— Неплохо, Конрад, — отметил отец. Он был одет в чистый рабочий
комбинезон. На левом нагрудном кармане золотой нитью было вышито его имя:
«Ричард». Надпись на правом гласила: «Топливо Мортона». – Я впечатлен.
— Спасибо, па.
— Острый язык заработал тебе возможность помочь маме с посудой.
— Но сегодня очередь Энди!
— Была очередь Энди, — уточнил отец, поливая сиропом последний
блин. – Хватай полотенце, острослов. И постарайся ничего не разбить.
— Балуете вы его, — сказал Кон, но полотенце взял.
Конни не так уж и ошибался насчет моего представления о вечном.
Пять дней спустя подарок Энди — игрушечный медицинский набор – пылился под
кроватью. Некоторых частей в нем все равно не хватало, потому что Энди купил
его за четвертак на распродаже. Туда же отправился и пазл от Терри. Сам Кон
подарил стереоскоп, который продержался чуть дольше остальных, но все равно
вскоре навсегда оказался в шкафу.
От родителей я получил одежду, потому что мой день рождения выпал
на конец августа, а в том году я должен был пойти в первый класс. Новые брюки и
рубашки показались мне столь же интересными, как таблица для настройки
телевизора, но я постарался произнести слова благодарности как можно более
восторженно. Сейчас я понимаю, что они наверняка раскусили меня – притворная
радость дается шестилетним не слишком-то хорошо… хотя, должен отметить,
учимся мы этому быстро. В любом случае, одежду постирали, высушили на бельевой
веревке и сложили в шкаф. Не стоит, наверное, упоминать, что в следующий раз я
увидел ее только в сентябре, когда пришла пора идти в школу. Помню, что свитер
оказался на удивление крутым – коричневым в желтую полоску. Когда я носил его,
то воображал себя супергероем по прозвищу Человек-оса: берегитесь моего жала,
злодеи!
Но насчет сундучка с армией Кон ошибся. Я играл с солдатиками почти каждый день,
обычно — на полоске голой земли между нашим палисадником и Методист-роуд, которая
в те годы и сама была земляной. Тогда все дороги в Харлоу были грунтовками,
кроме шоссе № 9 и двухрядки, ведущей к Козьей горе, где находился курорт для
богатых. Я помню, как мама иной раз даже плакала из-за того, сколько пыли летит
в дом в засушливые летние дни.
Часто по вечерам я играл в солдатиков с лучшими друзьями, Билли
Пакеттом и Элом Ноулзом. Но в тот день, когда в моей жизни впервые появился
Чарльз Джейкобс, я был один. Не помню, почему не пришли Билли и Эл, зато помню,
как радовался, что в кои-то веки могу поиграть без них. Во-первых, можно было
не делить армию на три части. Во-вторых, и это было важнее, не пришлось спорить
с ними из-за того, кому побеждать в сражении. Честно говоря, я считал, что
вообще не обязан проигрывать: солдатики-то мои, и сундучок тоже.

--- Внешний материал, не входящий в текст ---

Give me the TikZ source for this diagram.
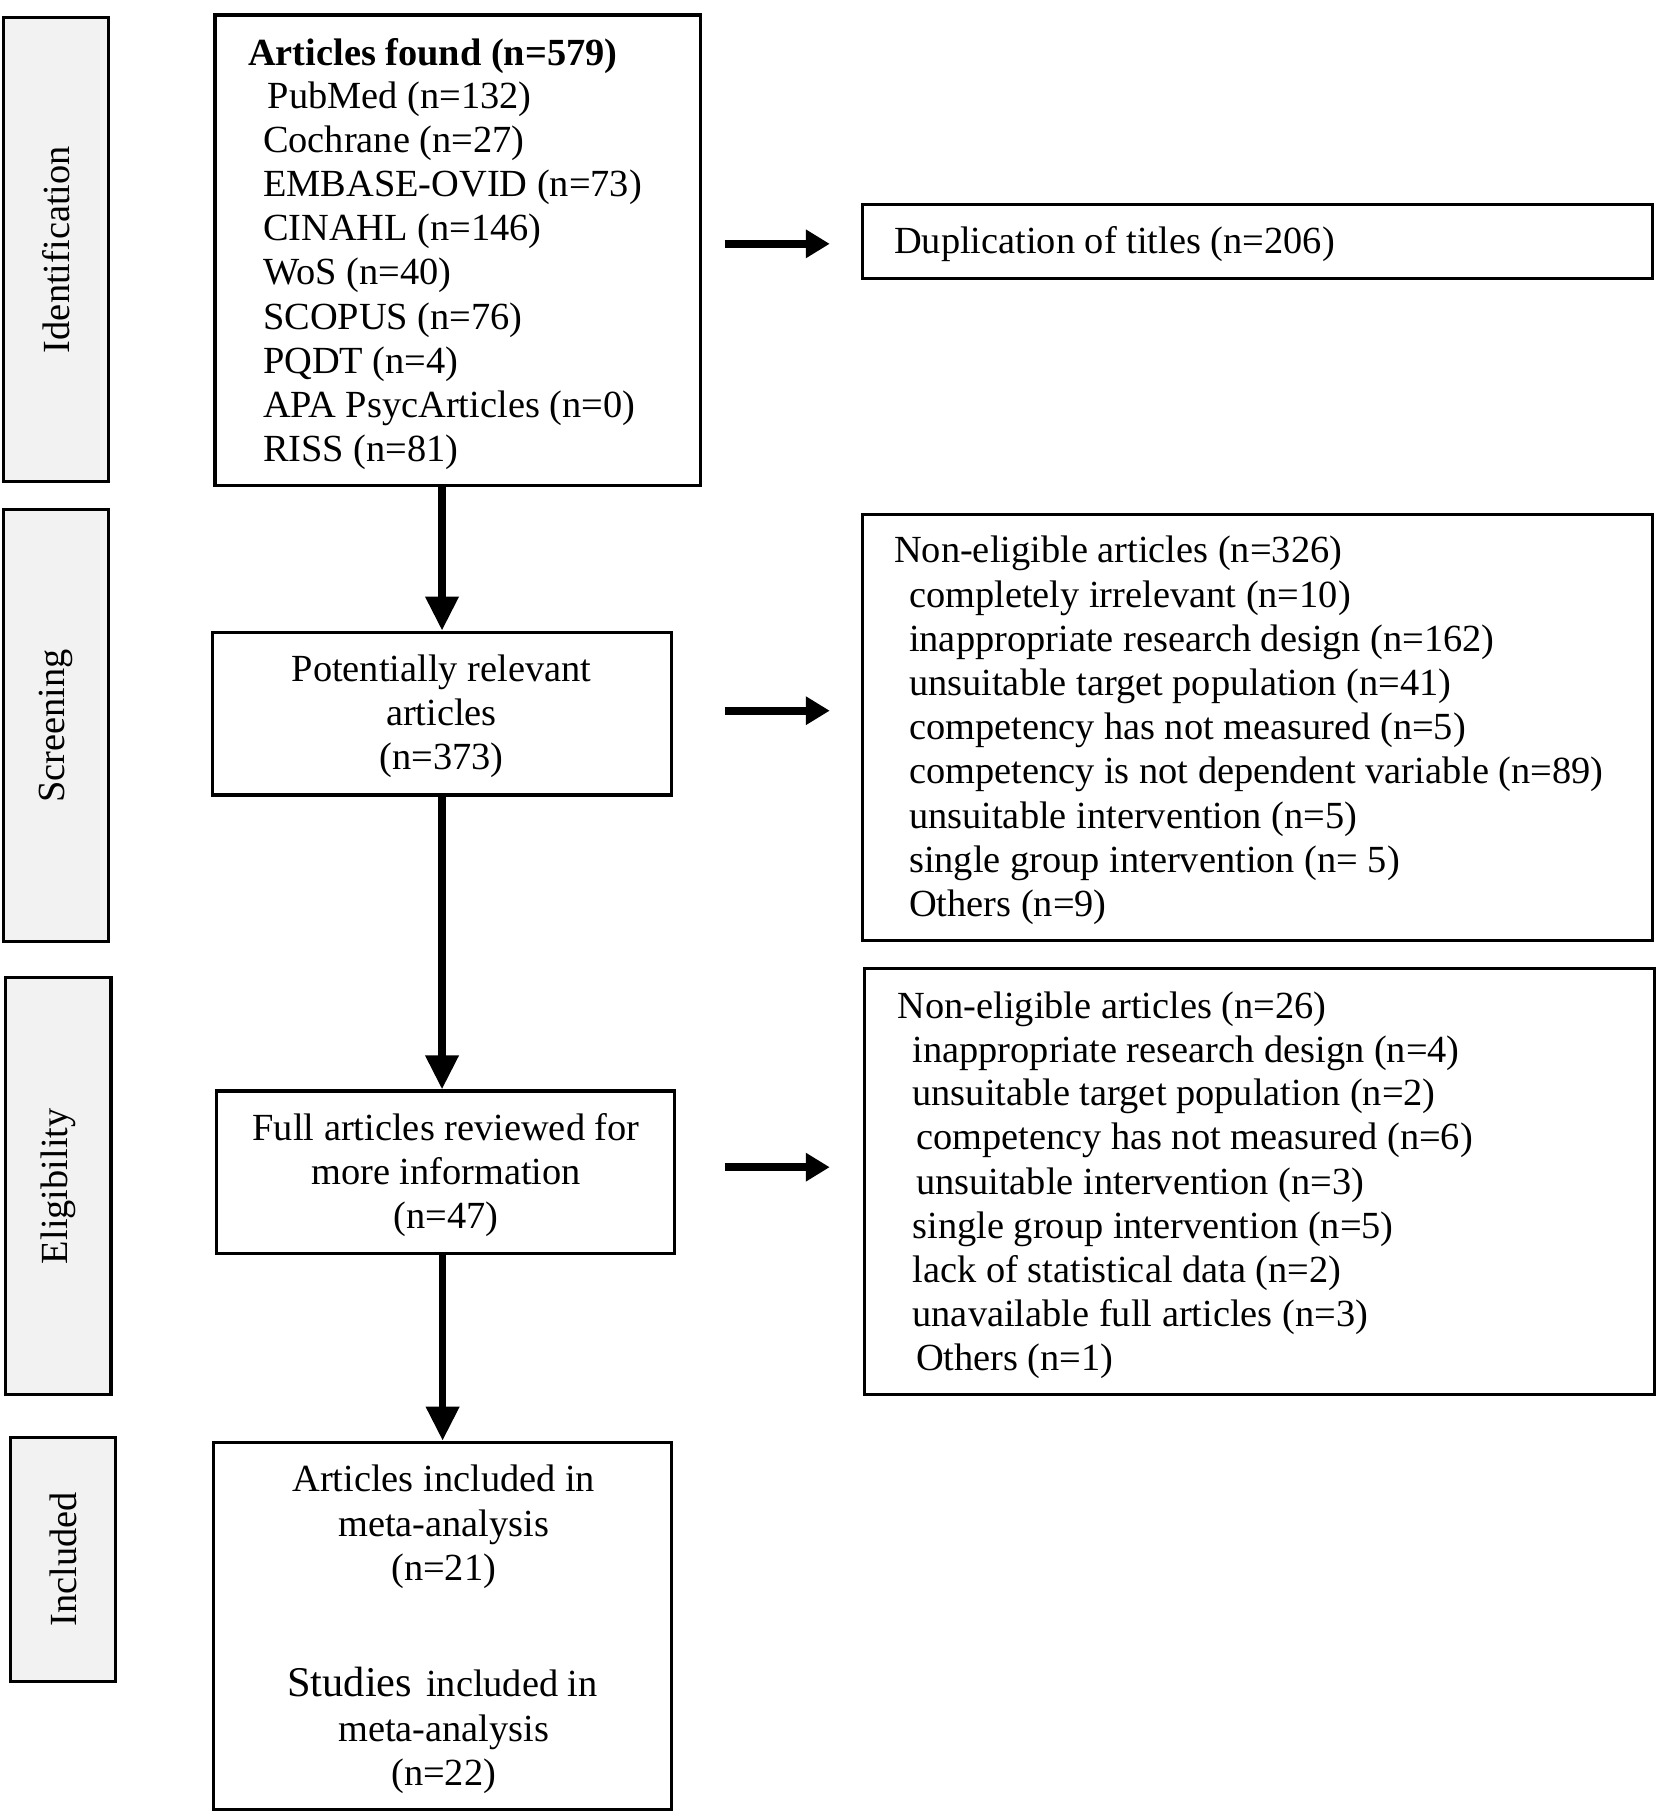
\documentclass[tikz,border=0pt]{standalone}
\usepackage{fontspec}
\setmainfont{Liberation Serif}
\usetikzlibrary{arrows.meta,fit}
\definecolor{stagegray}{HTML}{F2F2F2}
\begin{document}
\begin{tikzpicture}[x=0.289pt, y=-0.289pt,
  every node/.style={font=\fontsize{9.6pt}{10.98pt}\selectfont, inner sep=0pt},
  stagebox/.style={draw, line width=0.8pt, fill=stagegray, inner sep=0pt},
  flowbox/.style={draw, line width=0.8pt, inner sep=0pt},
  line/.style={anchor=base west},
  cline/.style={anchor=base},
  vflow/.style={line width=1.8pt, -{Triangle[length=8.5pt,width=8pt]}},
  hflow/.style={line width=2pt, -{Triangle[length=6pt,width=6.8pt]}}]
\useasboundingbox (0,0) rectangle (1434,1568);

% stage boxes
\node[stagebox, fit={(3,15) (94,417)}] (idb) {};
\node[stagebox, fit={(3,441) (94,815)}] (scb) {};
\node[stagebox, fit={(5,846) (96,1207)}] (elb) {};
\node[stagebox, fit={(9,1244) (100,1455)}] (inb) {};
\node[rotate=90] (idl) at (idb.center) {Identification};
\node[rotate=90] (scl) at (scb.center) {Screening};
\node[rotate=90] (ell) at (elb.center) {Eligibility};
\node[rotate=90] (inl) at (inb.center) {Included};

% main flow boxes
\node[flowbox, fit={(186,13) (606,420)}] (box1) {};
\node[flowbox, fit={(184,547) (581,688)}] (box2) {};
\node[flowbox, fit={(187,944) (584,1085)}] (box3) {};
\node[flowbox, fit={(185,1248) (581,1566)}] (box4) {};

% side boxes
\node[flowbox, fit={(746,177) (1430,241)}] (dup) {};
\node[flowbox, fit={(746,445) (1430,814)}] (scr) {};
\node[flowbox, fit={(748,838) (1432,1207)}] (elg) {};

% box1 text
\node[line] (a0) at (214,57) {\textbf{Articles found (n=579)}};
\node[line] (a1) at (231,94) {PubMed (n=132)};
\foreach \t [count=\i] in {Cochrane (n=27), EMBASE-OVID (n=73), CINAHL (n=146), WoS (n=40), SCOPUS (n=76), PQDT (n=4), APA PsycArticles (n=0), RISS (n=81)}
  \node[line] (a\i x) at (227,{132+38.2*(\i-1)}) {\t};

% box2 text
\node[cline] (b1) at (382,590) {Potentially relevant};
\node[cline] (b2) at (382,628) {articles};
\node[cline] (b3) at (382,666) {(n=373)};

% box3 text
\node[cline] (c1) at (386,987) {Full articles reviewed for};
\node[cline] (c2) at (386,1025) {more information};
\node[cline] (c3) at (386,1063) {(n=47)};

% box4 text
\node[cline] (d1) at (384,1291) {Articles included in};
\node[cline] (d2) at (384,1330) {meta-analysis};
\node[cline] (d3) at (384,1368) {(n=21)};
\node[cline] (d4) at (383,1468) {{\fontsize{10.6pt}{12pt}\selectfont Studies}\hspace{3.5pt}included in};
\node[cline] (d5) at (384,1507) {meta-analysis};
\node[cline] (d6) at (384,1545) {(n=22)};

% duplication
\node[line] (e1) at (773,219) {Duplication of titles (n=206)};

% screening exclusions
\node[line] (s0) at (773,487) {Non-eligible articles (n=326)};
\foreach \t [count=\i] in {completely irrelevant (n=10), inappropriate research design (n=162), unsuitable target population (n=41), competency has not measured (n=5), competency is not dependent variable (n=89), unsuitable intervention (n=5), single group intervention (n= 5), Others (n=9)}
  \node[line] (s\i) at (786,{526+38.1*(\i-1)}) {\t};

% eligibility exclusions
\node[line] (g0) at (776,881) {Non-eligible articles (n=26)};
\node[line] (g1) at (789,919) {inappropriate research design (n=4)};
\node[line] (g2) at (789,957) {unsuitable target population (n=2)};
\node[line] (g3) at (792,995) {competency has not measured (n=6)};
\node[line] (g4) at (792,1034) {unsuitable intervention (n=3)};
\node[line] (g5) at (789,1072) {single group intervention (n=5)};
\node[line] (g6) at (789,1110) {lack of statistical data (n=2)};
\node[line] (g7) at (789,1148) {unavailable full articles (n=3)};
\node[line] (g8) at (792,1186) {Others (n=1)};

% vertical arrows
\draw[vflow] (box1.south -| box2.north) -- (box2.north);
\draw[vflow] (box2.south) -- (box2.south |- box3.north);
\draw[vflow] (box3.south -| box4.north) -- (box4.north);

% horizontal arrows
\coordinate (h1s) at (627,211); \coordinate (h1e) at (718,211);
\coordinate (h2s) at (627,615); \coordinate (h2e) at (718,615);
\coordinate (h3s) at (627,1010); \coordinate (h3e) at (718,1010);
\draw[hflow] (h1s) -- (h1e);
\draw[hflow] (h2s) -- (h2e);
\draw[hflow] (h3s) -- (h3e);
\end{tikzpicture}
\end{document}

Как-то жарким днем в конце лета, вскоре после моего дня рождения,
я поделился этой мыслью с мамой. Она взяла меня за плечи и посмотрела в глаза.
Верный признак, что мне предстоял очередной Жизненный Урок.
— Половина бед в мире проистекает из этого вот «мое-мое», Джейми,
— сказала она. — Когда ты играешь с друзьями, солдатики принадлежат вам всем.
— Даже если мы понарошку враги?
— Даже тогда. Когда Билли и Эл уходят домой ужинать, а ты
складываешь солдатиков в коробку…
— Это сундучок!
— Хорошо, в сундучок. Когда ты их убираешь, они снова твои. Люди
умеют обижать друг друга самыми разными способами, — ты это еще узнаешь, когда
подрастешь. Но я считаю, что корень всех зол — обыкновенный эгоизм. Обещай, что
не будешь эгоистом, малыш.
Я пообещал. Но мне все равно не нравилось, когда побеждали Билли и
Эл.
Тем октябрьским днем 1962-го, когда судьба мира висела на волоске из-за тропического
клочка земли под названием Куба, я воевал за обе стороны, а значит, победа в
любом случае оставалась за мной. С утра по Методист-роуд проехался грейдер («и
не надоело ему камни двигать», обычно ворчал папа), оставив после себя кучки
рыхлой земли. Сначала я сделал холмик, который затем превратился в холм, а
потом — в холмище, почти мне по колено. Сперва я хотел назвать его Козьей
горой, но это показалось мне банальным (ведь до настоящей Козьей горы всего
лишь дюжина миль) и скучным. Пораскинув мозгами, я назвал его Череп-горой и
даже попытался выкопать в ней глаза-пещеры, но сухая земля тут же их засыпа́ла.